Founded in 2006, the Mexican company's goal is to recover and recycle all the PET bottles sent to market by its seven stakeholders by 2020 and thus achieve zero waste.
“Currently we are collecting 70 percent of the bottles sent to market,” company founder and CEO Jaime Cámara Creixell said in a Dec. 20 interview. “We have to get to 100 percent.
“The moment we have control of these bottles we will avoid leakage of flake, pellets and dust,” he said, adding: “We're trying to demonstrate that you can do it the right way and that recycling is really the way to make plastics sustainable.”

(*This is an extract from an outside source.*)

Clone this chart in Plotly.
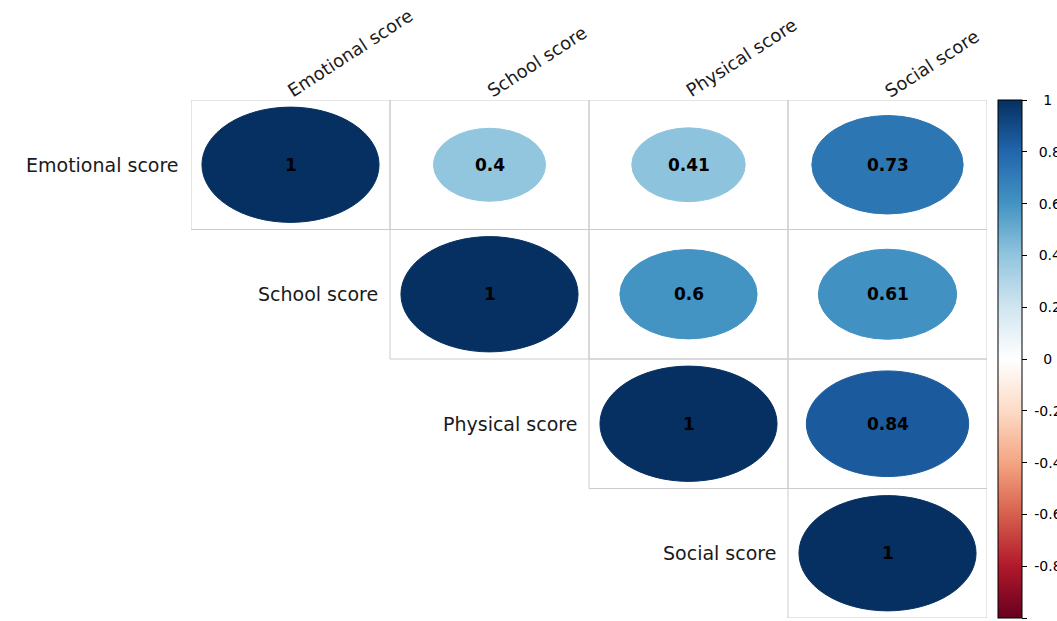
import plotly.graph_objects as go
from plotly.colors import sample_colorscale

# ---- data ----
labels = ["Emotional score", "School score", "Physical score", "Social score"]
corr = [
    [1.00, 0.40, 0.41, 0.73],
    [0.40, 1.00, 0.60, 0.61],
    [0.41, 0.60, 1.00, 0.84],
    [0.73, 0.61, 0.84, 1.00],
]
cbar_vals = [1, 0.8, 0.6, 0.4, 0.2, 0, -0.2, -0.4, -0.6, -0.8, -1]
cbar_text = ["1", "0.8", "0.6", "0.4", "0.2", "0",
             "-0.2", "-0.4", "-0.6", "-0.8", "-1"]

# corrplot COL2('RdBu')
rdbu = ["#67001F", "#B2182B", "#D6604D", "#F4A582", "#FDDBC7", "#FFFFFF",
        "#D1E5F0", "#92C5DE", "#4393C3", "#2166AC", "#053061"]
colorscale = [[k / 10, c] for k, c in enumerate(rdbu)]

n = len(labels)
W, H = 1057, 621
ml, mr, mt, mb = 191, 70, 100, 3

NB = "\u00a0"
pad = {1: 3, 2: 2, 3: 2, 4: 1}  # rough centring of colour-bar labels by length
cbar_disp = [NB * pad.get(len(t), 0) + t for t in cbar_text]

fig = go.Figure()

shapes = []
annotations = []
LABEL_FONT = dict(family="DejaVu Sans", size=19, color="#1a1a1a")

for i in range(n):
    for j in range(n):
        if j < i:
            continue
        x, y = j + 1, i + 1
        # cell border
        shapes.append(dict(type="rect", xref="x", yref="y",
                           x0=x - 0.5, x1=x + 0.5, y0=y - 0.5, y1=y + 0.5,
                           line=dict(color="#cccccc", width=1),
                           fillcolor="rgba(0,0,0,0)", layer="below"))
        v = corr[i][j]
        r = 0.445 * abs(v) ** 0.5
        col = sample_colorscale(colorscale, [(v + 1) / 2])[0]
        shapes.append(dict(type="circle", xref="x", yref="y",
                           x0=x - r, x1=x + r, y0=y - r, y1=y + r,
                           line=dict(color=col, width=1), fillcolor=col,
                           layer="above"))
        annotations.append(dict(x=x, y=y, xref="x", yref="y", text=f"{v:g}",
                                showarrow=False,
                                font=dict(family="DejaVu Sans", size=17,
                                          color="black", weight="bold")))

for i, lab in enumerate(labels):
    # row label at the left of the diagonal cell
    annotations.append(dict(x=i + 0.5, y=i + 1, xref="x", yref="y", text=lab,
                            showarrow=False, xanchor="right", yanchor="middle",
                            xshift=-10, font=LABEL_FONT))
    # column label on top, rotated
    annotations.append(dict(x=i + 1, y=1, xref="x", yref="paper", text=lab,
                            showarrow=False, xanchor="left", yanchor="bottom",
                            xshift=-9, yshift=-4, textangle=-33,
                            font=dict(LABEL_FONT, size=18)))

# invisible trace carrying the colour bar
fig.add_trace(go.Scatter(
    x=[1], y=[1], mode="markers",
    marker=dict(size=1, opacity=0, color=[1], cmin=-1, cmax=1,
                colorscale=colorscale, showscale=True,
                colorbar=dict(x=(998 - ml) / (W - ml - mr), xanchor="left",
                              xpad=0, ypad=0, y=0.5, yanchor="middle",
                              len=518, lenmode="pixels", thickness=24,
                              outlinewidth=1, outlinecolor="black",
                              ticks="outside", ticklen=5, tickcolor="black",
                              tickvals=cbar_vals, ticktext=cbar_disp,
                              tickfont=dict(family="DejaVu Sans", size=14,
                                            color="black"))),
    hoverinfo="skip", showlegend=False))

fig.update_layout(
    width=W, height=H,
    margin=dict(l=ml, r=mr, t=mt, b=mb, autoexpand=False),
    paper_bgcolor="white", plot_bgcolor="white",
    xaxis=dict(range=[0.5, n + 0.5], visible=False, fixedrange=True),
    yaxis=dict(range=[n + 0.5, 0.5], visible=False, fixedrange=True),
    shapes=shapes, annotations=annotations, showlegend=False,
)

fig.write_html(
    "out.html",
    config={"displayModeBar": False},
    post_script="document.body.style.margin='0';document.body.style.overflow='hidden';",
)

Cámara also said that PetStar, which uses wind-generated electricity at its sophisticated recycling plant on the outskirts of Toluca, is aiming for neutral carbon and water footprints by 2020.
The facility, some 40 miles west of Mexico City, can recycle up to 130 million pounds of PET a year. Cámara describes it as “the largest food-grade PET recycling plant in the world.”
PetStar's stakeholders are Coca-Cola bottlers Arca Continental SAB de CV (49.9 percent), Embotelladora Bepensa SA de CV (10.06 percent), Corporacion del Fuerte SA de CV (5.04 percent), Corporacion Rica SA de CV (2.20 percent), Embotelladora del Nayar SA de CV (1.84 percent) and Embotelladora de Colima SA de CV (0.96 percent). Coca-Cola México's stake is 30 percent. Arca Continental is the second largest Coca-Cola bottler in Latin America.
PetStar retains the services of 24,000 PET pickers, known in Mexico as pepenadores. Unlike some competitors, it has a fleet of 120 trucks for transporting the material, which it buys in bulk.
“The market is soft at the moment,” said Cámara. “There's an over-supply of virgin PET resin, which affects the price of recycled PET. Today there's not much difference between the price of virgin PET and recycled PET.”
All of which makes PetStar's sustainable business model more important, in Cámara's opinion.
“If we keep being competitive, we are guaranteeing the future of the business. If you are just environment-friendly, you won't survive,” he said.